**Source material:**
◆ ◆ ◆ ◆ ◆

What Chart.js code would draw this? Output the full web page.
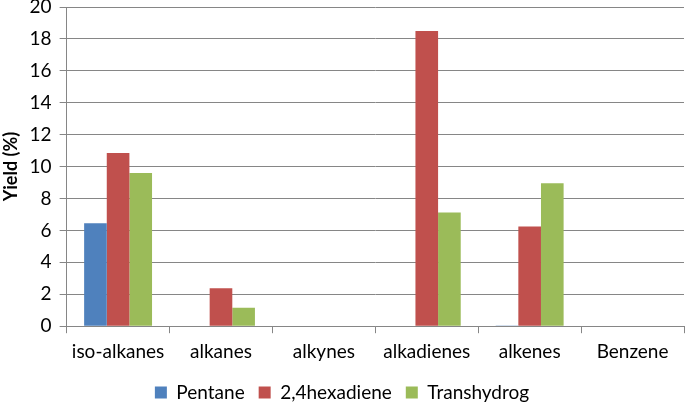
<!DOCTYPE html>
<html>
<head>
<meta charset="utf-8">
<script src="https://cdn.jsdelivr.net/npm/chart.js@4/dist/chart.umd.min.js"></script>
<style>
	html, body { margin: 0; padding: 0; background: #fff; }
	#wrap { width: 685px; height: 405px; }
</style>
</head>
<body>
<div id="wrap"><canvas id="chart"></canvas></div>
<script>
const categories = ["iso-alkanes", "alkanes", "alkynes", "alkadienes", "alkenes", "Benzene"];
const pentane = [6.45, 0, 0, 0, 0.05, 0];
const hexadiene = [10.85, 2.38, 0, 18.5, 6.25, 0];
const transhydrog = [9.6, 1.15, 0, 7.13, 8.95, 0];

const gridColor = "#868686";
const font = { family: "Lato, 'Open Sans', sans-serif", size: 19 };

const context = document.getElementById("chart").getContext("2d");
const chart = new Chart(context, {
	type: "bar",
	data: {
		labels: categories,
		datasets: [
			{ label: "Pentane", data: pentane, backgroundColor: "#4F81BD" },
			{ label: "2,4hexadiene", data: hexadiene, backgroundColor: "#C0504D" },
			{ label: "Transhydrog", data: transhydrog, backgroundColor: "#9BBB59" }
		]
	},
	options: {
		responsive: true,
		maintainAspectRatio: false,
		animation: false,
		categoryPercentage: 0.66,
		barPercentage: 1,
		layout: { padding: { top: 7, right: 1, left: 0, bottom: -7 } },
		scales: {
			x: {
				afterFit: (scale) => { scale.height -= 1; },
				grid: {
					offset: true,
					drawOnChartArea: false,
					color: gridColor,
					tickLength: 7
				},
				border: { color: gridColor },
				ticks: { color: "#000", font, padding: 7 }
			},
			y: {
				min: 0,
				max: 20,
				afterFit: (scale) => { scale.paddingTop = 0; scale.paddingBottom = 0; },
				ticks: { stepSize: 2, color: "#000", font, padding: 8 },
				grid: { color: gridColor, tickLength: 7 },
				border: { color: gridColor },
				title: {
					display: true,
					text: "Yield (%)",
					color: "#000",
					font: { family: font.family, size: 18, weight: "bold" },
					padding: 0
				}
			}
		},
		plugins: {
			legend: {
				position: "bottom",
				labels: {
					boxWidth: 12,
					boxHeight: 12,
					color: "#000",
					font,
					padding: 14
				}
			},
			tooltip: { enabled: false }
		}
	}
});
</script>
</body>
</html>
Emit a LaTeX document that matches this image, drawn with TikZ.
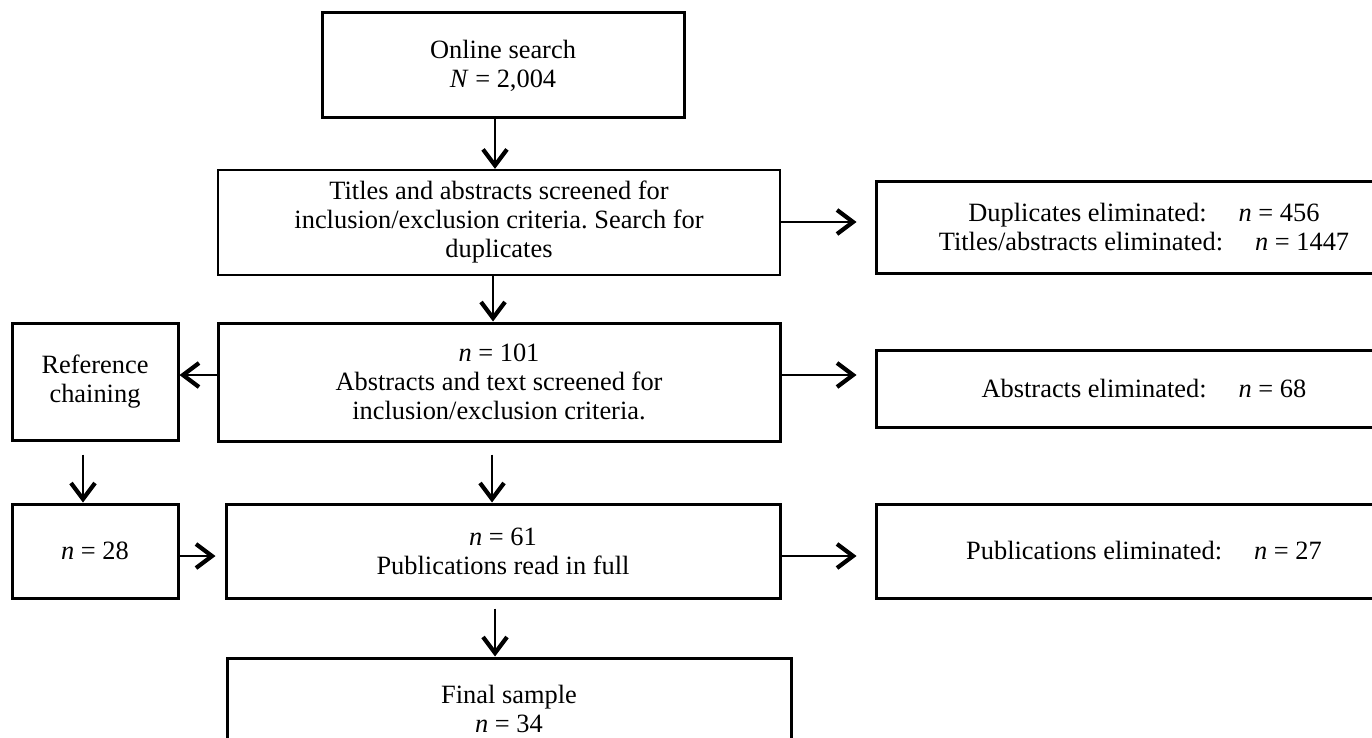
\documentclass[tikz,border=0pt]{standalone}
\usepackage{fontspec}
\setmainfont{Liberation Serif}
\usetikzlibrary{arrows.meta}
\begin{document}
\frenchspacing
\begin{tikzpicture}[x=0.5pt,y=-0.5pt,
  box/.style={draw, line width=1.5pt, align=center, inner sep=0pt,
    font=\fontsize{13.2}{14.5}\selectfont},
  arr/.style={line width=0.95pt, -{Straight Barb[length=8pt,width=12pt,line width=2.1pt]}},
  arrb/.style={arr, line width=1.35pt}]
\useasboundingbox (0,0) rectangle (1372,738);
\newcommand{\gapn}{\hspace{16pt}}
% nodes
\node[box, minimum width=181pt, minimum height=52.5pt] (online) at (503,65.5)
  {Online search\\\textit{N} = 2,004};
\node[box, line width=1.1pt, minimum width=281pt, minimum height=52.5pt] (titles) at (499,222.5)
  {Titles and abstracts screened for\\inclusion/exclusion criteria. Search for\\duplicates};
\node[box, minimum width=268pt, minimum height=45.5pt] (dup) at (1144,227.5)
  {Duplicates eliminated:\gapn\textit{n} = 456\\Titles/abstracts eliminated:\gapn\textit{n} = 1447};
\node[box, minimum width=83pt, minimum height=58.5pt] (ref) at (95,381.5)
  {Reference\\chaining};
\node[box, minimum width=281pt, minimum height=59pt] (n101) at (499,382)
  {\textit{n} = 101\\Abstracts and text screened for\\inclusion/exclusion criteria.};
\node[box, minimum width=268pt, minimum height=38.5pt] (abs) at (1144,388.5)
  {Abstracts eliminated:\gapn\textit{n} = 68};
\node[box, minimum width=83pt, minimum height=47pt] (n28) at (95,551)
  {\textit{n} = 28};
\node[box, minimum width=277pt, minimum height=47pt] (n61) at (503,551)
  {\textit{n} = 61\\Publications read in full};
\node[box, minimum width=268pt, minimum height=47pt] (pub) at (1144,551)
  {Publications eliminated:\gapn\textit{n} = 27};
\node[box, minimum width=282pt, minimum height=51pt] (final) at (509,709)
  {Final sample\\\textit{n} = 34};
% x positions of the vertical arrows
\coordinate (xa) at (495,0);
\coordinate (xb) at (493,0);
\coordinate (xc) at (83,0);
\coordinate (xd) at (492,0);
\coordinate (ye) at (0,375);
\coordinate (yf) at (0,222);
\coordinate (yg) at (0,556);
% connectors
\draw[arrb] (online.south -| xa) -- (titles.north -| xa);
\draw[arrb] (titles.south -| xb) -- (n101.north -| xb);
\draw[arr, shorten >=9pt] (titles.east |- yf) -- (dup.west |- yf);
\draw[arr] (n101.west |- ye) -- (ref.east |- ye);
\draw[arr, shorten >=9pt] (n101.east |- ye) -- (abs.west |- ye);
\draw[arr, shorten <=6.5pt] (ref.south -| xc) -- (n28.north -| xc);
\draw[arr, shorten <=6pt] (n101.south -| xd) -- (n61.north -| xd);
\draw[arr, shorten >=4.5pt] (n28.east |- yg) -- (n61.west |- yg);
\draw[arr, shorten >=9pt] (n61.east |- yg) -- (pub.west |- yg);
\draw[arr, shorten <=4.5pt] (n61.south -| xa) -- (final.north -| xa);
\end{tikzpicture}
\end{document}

◆ ◆ ◆ ◆ ◆

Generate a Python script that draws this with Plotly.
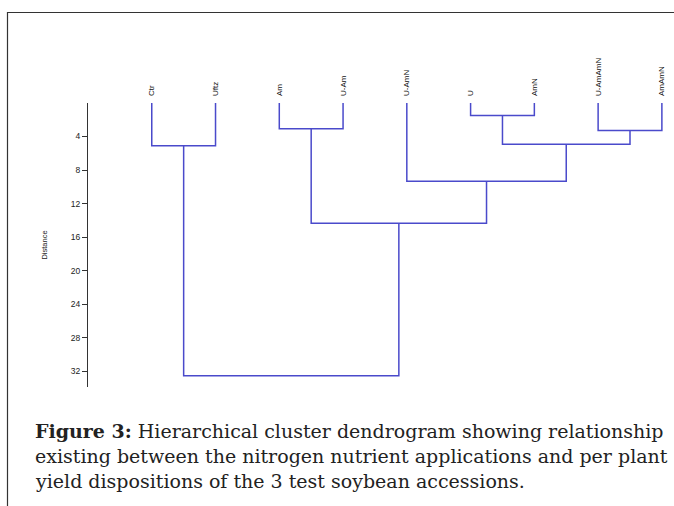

◆ ◆ ◆ ◆ ◆

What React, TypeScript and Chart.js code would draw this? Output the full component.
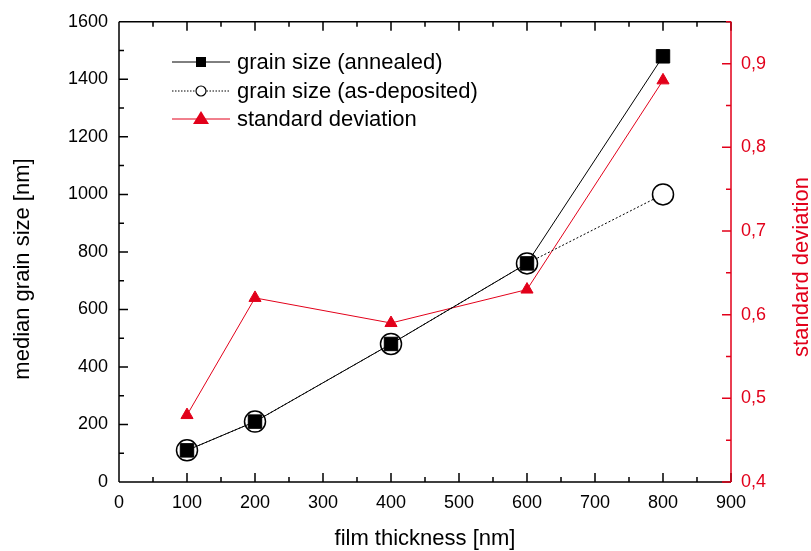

◆ ◆ ◆ ◆ ◆

**What you need to do:** Check every line of the records above for the string "that" and say how many contain it, giving the number alone.

**Response to this exercise:** 2